Information
- Type: Private
- Established: 1988
- Founder: Chaudhry Faisal Mushtaq
- Faculty: 2000
- Enrolment: 13000
- Average class size: 20-22
- Language: English-medium education
- Campuses: 35
- Affiliation: Edexcel, Cambridge International Examinations, Federal Board of Intermediate and Secondary Education, University of London International Programmes, China Radio International, World Wide Fund for Nature, Goethe-Institut
- Website: http://www.millenniumschools.edu.pk

= Roots Millennium Schools =

Roots Millennium Schools is a part of Roots School System founded in 1988 by Mrs. Riffat Mushtaq. Roots Millennium Schools was established by her son Chaudhry Faisal Mushtaq and is operating campuses in 20 cities of Pakistan.

== History ==
Roots Millennium Schools is an ISO 9001:2008 certified educational institute.

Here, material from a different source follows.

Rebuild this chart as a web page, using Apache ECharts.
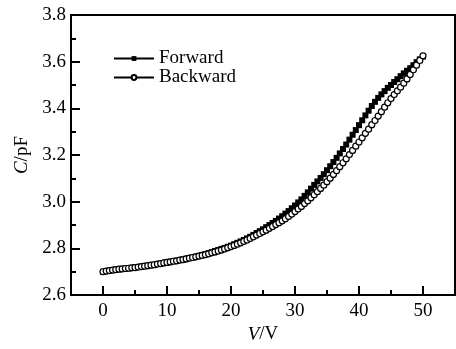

== Accreditation & affiliation ==
Roots Millennium Schools Pakistan is a Cambridge International Examinations associated school, An edexcel International affiliated school, also an affiliate center of the University of London International Programmes United Kingdom, is a candidate school for International Baccalaureate IB Middle Years Programme, a Microsoft mentor status school 2014, a member of Goethe-Institut Pasch schools network. It was selected as one of the Arabia 500 fastest growing organizations in year 2012. Roots millennium schools is accredited with Inter Board Committee of Chairmen (IBCC Pakistan) and Higher Education Commission of Pakistan.